Senat warnt vor massenhaften Insolvenzen

Wirtschaftssenatorin Pop fordert den Bund auf, die Auszahlung der Corona-Hilfen zu beschleunigen

  • Rainer Rutz
  • Lesedauer: 3 Min.

Angesichts der schleppenden Auszahlung der Corona-Bundeshilfen für Unternehmen hat Berlins Wirtschaftssenatorin Ramona Pop (Grüne) der Bundesregierung vorgeworfen, gefährlich viel Zeit zu verspielen. »Wir brauchen die Hilfe des Bundes, aber ich erwarte auch, dass der Bund liefert und nicht nur ständig ankündigt«, sagte Pop am Donnerstag im Berliner Abgeordnetenhaus. Die Senatorin warnte dabei vor massenhaften Insolvenzen in der Hauptstadt, sollten die Bundesmittel weiterhin in dem Tempo genehmigt und ausgezahlt werden wie bisher.

Zuvor hatten sich die Vertreterinnen und Vertreter der rot-rot-grünen Koalition und der Opposition im Plenum einen teils giftigen Schlagabtausch um die Corona-Wirtschaftshilfen des Landes und des Bundes geliefert. Nicht zuletzt der wirtschaftspolitische Sprecher der CDU-Fraktion, Christian Gräff, holte bei der Gelegenheit zum Rundumschlag gegen die Politik des Senats aus. Was die Unterstützung von Hotellerie, Gastronomie, Einzelhandel und Kulturbetrieben angehe, habe Rot-Rot-Grün seit Beginn der Pandemie »alles falsch« gemacht. Worauf Gräff mit seiner Kritik genau hinauswollte, wurde zwar nicht ganz deutlich - aber Hauptsache, die Wahlkampfrhetorik saß. »Nichts haben Sie in einem halben Jahr zustande gebracht!«, polterte er zuletzt in Richtung Koalition.
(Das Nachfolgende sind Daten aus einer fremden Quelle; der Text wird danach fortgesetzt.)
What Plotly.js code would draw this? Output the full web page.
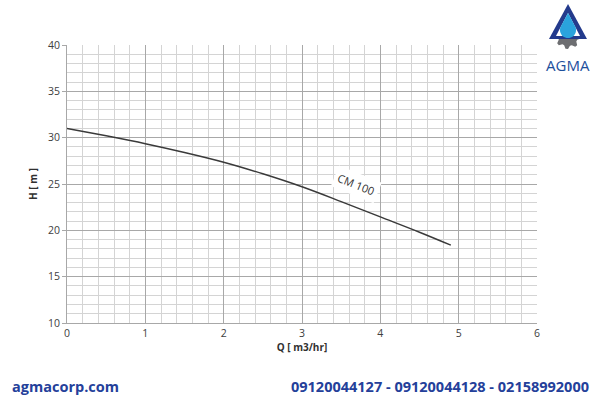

Das sah man in deren Reihen freilich anders. »Berlin macht vor, wie es geht«, lobte etwa die wirtschaftspolitische Sprecherin der Grünen-Fraktion, Nicole Ludwig, und verwies auf die Unternehmenshilfen des Landes. Ob Schankhilfe, Stipendien, Soforthilfe für Soloselbstständige oder für Kultur- und Medienbetriebe: Berlin helfe den Unternehmen »effektiv durch die Krise«, so Ludwig.

Auch SPD-Wirtschaftsexperte Frank Jahnke sah mit Blick auf die Unternehmen vor allem die »enormen Anstrengungen« des Landes, und das mit Summen, die vor der Pandemie »ins Reich der Utopien« verwiesen worden wären. Der CDU warf Jahnke eine bigotte Haltung in der Frage der Auszahlungsmodalitäten vor: Nehme der Senat die Sache schnell und unbürokratisch in die Hand wie bei den Landeshilfen für die Soloselbstständigen im Frühjahr 2020, mokiere sich die Opposition über Betrugsfälle; werde genauer geprüft, gehe es wieder zu langsam voran. Letztlich mahnte Jahnke denn auch für Verständnis: »Leider gibt es kein Patentrezept.«

Ein solches hatte auch die FDP nicht vorzuweisen, dafür aber einen Katalog, was der Senat alles unternehme, um dem Einzelhandel den »Todesstoß« zu versetzen. Dazu zählte deren Abgeordnete Sibylle Meister die Verkehrsberuhigung der Friedrichstraße ebenso wie die »ideologischen Diskussionen« um den Abriss und Neubau des Karstadt-Kaufhauses am Hermannplatz in Neukölln. Überhaupt sah Meister für Berlin düstere Zeiten mit »nur noch verhängten Schaufenstern« hereinbrechen. Die Zwischenfrage des Linke-Abgeordneten Steffen Zillich, ob man deshalb nicht mal über eine Begrenzung der Gewerbemieten sprechen sollte, wischte die Immobilienmaklerin indes beiseite: »Das ist sicher eine interessante Frage, wenn wir über die kleinen Kieze reden.« Aber man dürfe eben die großen Unternehmen nicht vergessen.

Derweil ist absehbar, dass es angesichts des Infektionsgeschehens in Berlin etwaige Lockerungen für Einzelhandel, Gastronomie oder Hotellerie vorerst nicht geben wird. So registrierte die Gesundheitsverwaltung am Mittwoch 1222 Neuinfektionen. Hinzu kam ein neuer Höchstwert bei den Todesfällen: 76 Menschen starben infolge einer Ansteckung mit dem Coronavirus. Die Sieben-Tage-Inzidenz lag bei 199,2 und damit nur knapp unter der 200er-Marke, ab der noch schärfere Corona-Maßnahmen greifen werden.